Welche Themen könnten es sein, die vielen Vorchdorfer*innen unter den Nägeln brennen und die vernachlässigt sind? Hier überlegt Andres Sodian eine Weile, bis er auf einen Punkt kommt, der ihm – selbst unter anderem Bauunternehmer – offenbar öfters angetragen wird: Bauland! Vorchdorf sei aber in vielen Bereichen gut aufgestellt: Gastronomie, Kultur … eine große Unzufriedenheit bemerke er nicht.
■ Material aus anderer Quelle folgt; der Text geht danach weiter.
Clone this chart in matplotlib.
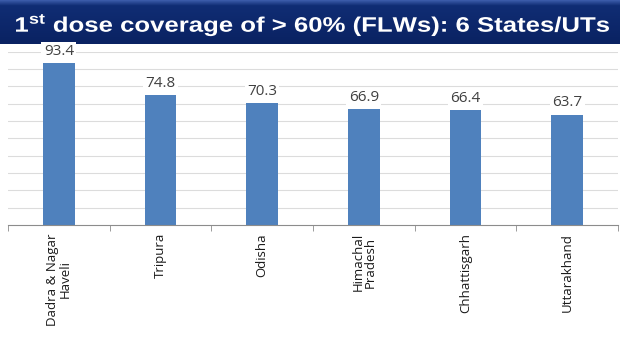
import numpy as np
import matplotlib
matplotlib.use('Agg')
import matplotlib.pyplot as plt
from matplotlib.textpath import TextPath
from matplotlib.patches import PathPatch
from matplotlib.font_manager import FontProperties
from matplotlib.transforms import Affine2D, blended_transform_factory, ScaledTranslation

states = ['Dadra & Nagar\nHaveli', 'Tripura', 'Odisha', 'Himachal\nPradesh', 'Chhattisgarh', 'Uttarakhand']
coverage = [93.4, 74.8, 70.3, 66.9, 66.4, 63.7]
title = r'1$^{\mathbf{st}}$ dose coverage of > 60% (FLWs): 6 States/UTs'

plt.rcParams['mathtext.fontset'] = 'custom'
plt.rcParams['mathtext.bf'] = 'Liberation Sans:bold'
plt.rcParams['mathtext.rm'] = 'Liberation Sans'

W, H = 624, 351
fig = plt.figure(figsize=(W / 100, H / 100), dpi=100)

# title banner (navy gradient, lighter strip on top)
bax = fig.add_axes([0, 1 - 44 / H, 620 / W, 44 / H])
grad = np.linspace(0, 1, 44)[:, None]
top = np.array([0x3a, 0x5a, 0xa8]) / 255
mid = np.array([0x10, 0x2d, 0x74]) / 255
bot = np.array([0x0a, 0x22, 0x62]) / 255
rows = np.where(grad < 0.12, top + (mid - top) * (grad / 0.12), mid + (bot - mid) * ((grad - 0.12) / 0.88))
img = np.repeat(rows[:, None, :], 2, axis=1)
bax.imshow(img, aspect='auto', extent=[0, 1, 0, 1])
bax.axis('off')

# title text as a path so it can be stretched to the banner width
tp = TextPath((0, 0), title, size=1, prop=FontProperties(family='Liberation Sans', weight='bold'))
ext = tp.get_extents()
sy = 15 / 0.716
sx = 593 / ext.width
tr = Affine2D().translate(-ext.x0, 0).scale(sx, sy).translate(16, H - 31.7)
fig.patches.append(PathPatch(tp, transform=tr, fc='white', ec='none', lw=0))

ax = fig.add_axes([8 / W, 126 / H, 610 / W, (225 - 51.7) / H])
x = np.arange(len(states))
ax.bar(x, coverage, width=0.31, color='#4f81bd', zorder=2)
ax.set_xlim(-0.5, len(states) - 0.5)
ax.set_ylim(0, 100)
ax.set_yticks(np.arange(10, 101, 10))
ax.yaxis.grid(True, color='#dcdcdc', lw=0.8)
ax.set_axisbelow(True)
ax.tick_params(axis='y', length=0, labelleft=False)
for s in ['top', 'right', 'left']:
    ax.spines[s].set_visible(False)
ax.spines['bottom'].set_color('#8c8c8c')
ax.set_xticks(x)
ax.tick_params(axis='x', length=0, labelbottom=False)
ax.set_xticks(np.arange(-0.5, len(states), 1), minor=True)
ax.tick_params(axis='x', which='minor', length=4, color='#8c8c8c')

# category labels, rotated, lines centred on each other
lab_tr = blended_transform_factory(ax.transData, ax.transAxes) + ScaledTranslation(0, -8 / 100, fig.dpi_scale_trans)
for xi, name in zip(x, states):
    ax.text(xi, 0, name, transform=lab_tr, rotation=90, ha='center', va='top', multialignment='center',
            fontsize=9.5, family='Open Sans', color='#1a1a1a', linespacing=0.9)

for xi, v in zip(x, coverage):
    ax.annotate(f'{v}', (xi, v), xytext=(0, 3), textcoords='offset points', ha='center', va='bottom',
                fontsize=11, family='Open Sans', color='#404040',
                bbox=dict(boxstyle='square,pad=0.15', fc='white', ec='none'), zorder=3)

fig.savefig('out.png', dpi=100)
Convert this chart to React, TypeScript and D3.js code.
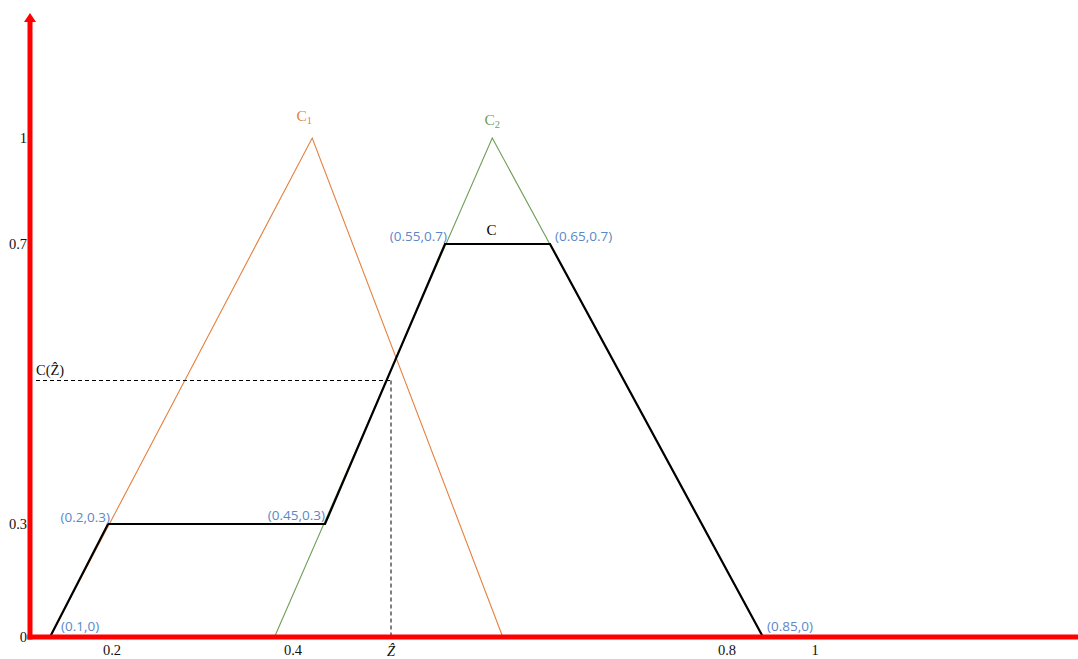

Behindert sieht sich Sodian allerdings bei Projekten, die seiner Ansicht nach im Ortskern wichtig sein könnten. Seit drei Jahren etwa versuche er vergeblich, von der Gemeinde konkrete Vorgaben für ein geplates Wohnobjekt zu bekommen: Wie hoch, wie viel usw. Die Rede ist von dem Grundstück an der Ziegelböck-Kreuzung (ehemaliges „Giovanni“) – hier könne man beginnen, die ganze „Zwirn-Gasse“ aufzuwerten. Aber er komme damit nicht weiter: „Da kommt nichts!“

Stichwort „gesellschaftliche Entwicklung, Spaltung“ – gibt es da für Vorchdorf einen Handlungsbedarf? – Spaltung, das mag es in Randbereichen irgendwo geben, schätzt Sodian, aber das Miteinander sei in der Bevölkerung sehr gut. „Wir haben z. B. kein Ausländerproblem in Vorchdorf, was vielleicht früher durchaus emotional ein Thema war.“ Es könne sein, dass es Leute gebe, die sagen: Jeder Ausländer ist zu viel. Aber das sei sicher nicht die Bevölkerung, die das glaubt. „Eine Spaltung sehe ich nicht; mir tut nur ein bisschen die Kluft in der Gemeindepolitik weh, dieser Spalt muss nicht sein, daran muss man etwas tun.“ – Und in diesem Zusammenhang hält er auch unabhängige Medien wie den INVO.report für sinnvoll, besonders weil die Wählerschaft heute viel mobiler geworden sei, d. h. nicht mehr ein Leben lang ihr Kreuz bei derselben Partei macht. Da könnte Information schon vieles bewegen.

Andreas Sodian (66) ist als Gesellschafter in verschiedenen Firmen tätig. Er war ab 1991 FPÖ-Gemeinderat, ab 1994 Gemeindevorstand und stellvertretender Bezirksparteiobmann, 1999–2002 außerdem Nationalrat. 2002 trat er aus der FPÖ aus und kandidierte 2003 als Bürgermeisterkandidat der Bürgerliste „Alle für Vorchdorf“. Seit 2004 bekleidet er keine politischen Funktionen mehr.